On the other side of the line
Meanwhile, on the Argentine side, the same squid is enjoying an unexpectedly sweet moment. The 2026 season of the national jigger fleet closed with 156,813 tonnes landed, the second record year in a row. Abundance inside the Exclusive Economic Zone had a revealing side effect: the famous foreign fleet at mile 201 — the outer edge of the EEZ where hundreds of vessels with no licence from anyone crowd every summer — visibly shrank, because this year the squid was inside.

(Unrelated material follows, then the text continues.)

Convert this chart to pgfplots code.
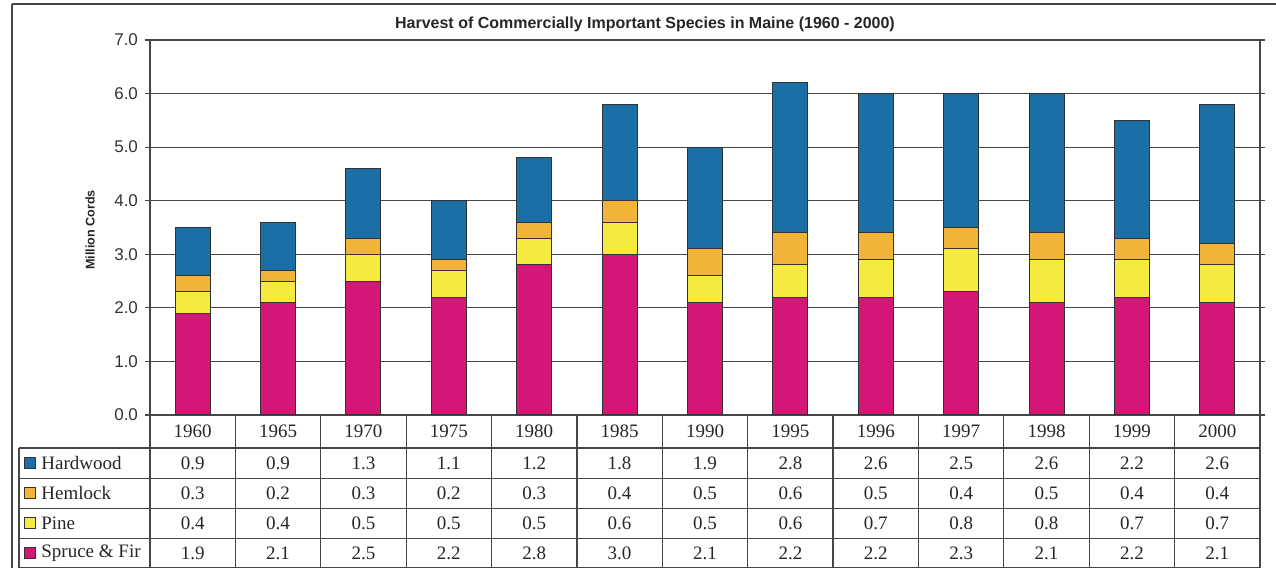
\documentclass[border=0pt]{standalone}
\usepackage{fontspec}
\setmainfont{Liberation Serif}
\setsansfont{Liberation Sans}
\usepackage{pgfplots}
\usepackage{pgfplotstable}
\pgfplotsset{compat=1.18}

\definecolor{hardwood}{RGB}{27,111,166}
\definecolor{hemlock}{RGB}{242,180,56}
\definecolor{pine}{RGB}{244,234,64}
\definecolor{spruce}{RGB}{212,22,118}
\definecolor{gridc}{RGB}{70,70,70}

\pgfplotstableread{
x year hard hem pine spruce
0  1960 0.9 0.3 0.4 1.9
1  1965 0.9 0.2 0.4 2.1
2  1970 1.3 0.3 0.5 2.5
3  1975 1.1 0.2 0.5 2.2
4  1980 1.2 0.3 0.5 2.8
5  1985 1.8 0.4 0.6 3.0
6  1990 1.9 0.5 0.5 2.1
7  1995 2.8 0.6 0.6 2.2
8  1996 2.6 0.5 0.7 2.2
9  1997 2.5 0.4 0.8 2.3
10 1998 2.6 0.5 0.8 2.1
11 1999 2.2 0.4 0.7 2.2
12 2000 2.6 0.4 0.7 2.1
}\harvest

\begin{document}
\begin{tikzpicture}
\begin{axis}[
  at={(75pt,76.5pt)}, anchor=south west,
  scale only axis, width=555pt, height=187.5pt,
  xmin=-0.5, xmax=12.5, ymin=0, ymax=7,
  ybar stacked, bar width=17.5pt,
  xtick=\empty,
  ytick={0,1,...,7},
  yticklabel style={/pgf/number format/.cd,fixed,fixed zerofill,precision=1},
  /pgf/number format/assume math mode=true,
  ticklabel style={font=\sffamily\fontsize{8.5}{9}\selectfont,text=black!80},
  tick align=outside, major tick length=2.5pt,
  tick style={gridc,line width=0.6pt},
  ymajorgrids, grid style={gridc,line width=0.6pt},
  axis line style={gridc,line width=0.6pt},
  every axis plot/.append style={draw=black!80,line width=0.5pt},
]
\addplot[fill=spruce] table[x=x,y=spruce] {\harvest};
\addplot[fill=pine] table[x=x,y=pine] {\harvest};
\addplot[fill=hemlock] table[x=x,y=hem] {\harvest};
\addplot[fill=hardwood] table[x=x,y=hard] {\harvest};
\end{axis}

\begin{scope}[x=0.5pt,y=-0.5pt,yshift=284pt]
\useasboundingbox (0,0) rectangle (1276,568);
% outer frame
\draw[gridc,line width=0.8pt] (12,4) -- (1280,4);
\draw[gridc,line width=0.8pt] (12,4) -- (12,572);
% title
\node[font=\sffamily\bfseries\fontsize{8}{9}\selectfont,text=black!85] at (645,24)
  {Harvest of Commercially Important Species in Maine (1960 - 2000)};
% y label
\node[font=\sffamily\bfseries\fontsize{6.3}{7}\selectfont,rotate=90,text=black!85] at (90,230) {Million Cords};

% data table grid
\begin{scope}[gridc,line width=0.6pt]
\foreach \k in {0,...,13} \draw (150+\k*85.385,415) -- (150+\k*85.385,570);
\draw (19,448) -- (19,570);
\foreach \yy in {448,478.5,508.5,538.5} \draw (19,\yy) -- (1260,\yy);
\draw (19,567.5) -- (1260,567.5);
\end{scope}

% legend keys and names
\foreach \nm/\col/\yy in {Hardwood/hardwood/463.5,Hemlock/hemlock/493.5,Pine/pine/523.5,Spruce \& Fir/spruce/553.5}{
  \draw[fill=\col,draw=black!80,line width=0.5pt] (24,\yy-5.5) rectangle (35,\yy+5.5);
  \node[anchor=west,inner sep=0pt,font=\fontsize{9.5}{10}\selectfont,text=black!85] at (41,\yy) {\nm};
}

% table values
\foreach \i in {0,...,12}{
  \pgfmathsetmacro{\cx}{150+(\i+0.5)*85.385}
  \pgfplotstablegetelem{\i}{year}\of\harvest
  \node[font=\fontsize{9.5}{10}\selectfont,text=black!85] at (\cx,431.5) {\pgfplotsretval};
  \foreach \col/\yy in {hard/463.5,hem/493.5,pine/523.5,spruce/553.5}{
    \pgfplotstablegetelem{\i}{\col}\of\harvest
    \node[font=\fontsize{9.5}{10}\selectfont,text=black!85] at (\cx,\yy)
      {\pgfmathprintnumber[fixed,fixed zerofill,precision=1,assume math mode=true]{\pgfplotsretval}};
  }
}
\end{scope}
\end{tikzpicture}
\end{document}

That mile-201 fleet is the silent third leg of the business: about 50% of the vessels are linked to Chinese companies, many under flags of convenience from Vanuatu, Tanzania or Kenya, and nearly 30% are Spanish. They catch for free what the islands license and Argentina regulates: the same resource, three different regimes, a single school of squid.
Buenos Aires, for its part, has decided to play at catching the squid before it migrates: the Federal Fisheries Council launched a call this year to add 18 new jigger vessels to the national registry, the biggest fleet expansion in decades. The logic is simple and somewhat raw: Illex hatches and fattens in Argentine waters; every tonne caught inside the EEZ is a tonne that will never pay a licence in Puerto Argentino nor fill Chinese holds at mile 201.
The paradox of the school
The result is one of the South Atlantic's most singular economic paradoxes: a one-year-old animal that recognizes no lines in the water simultaneously finances Argentina's fleet, Galicia's fishing companies, Taiwan's shipowners and the budget of the British government that administers a territory Argentina claims. When squid is plentiful, everyone wins and nobody argues. When it fails — as in 2024 — the islands discover in their own accounts what biology repeats every season: their economy depends on a resource they do not control, that is not born in their waters, and whose fate is decided, school by school, in the Argentine sea.
Based on data from the islands' Fisheries Department, the islands' 2026/27 budget, Argentina's Federal Fisheries Council, Revista Puerto, Pescare, MercoPress and specialized trade press.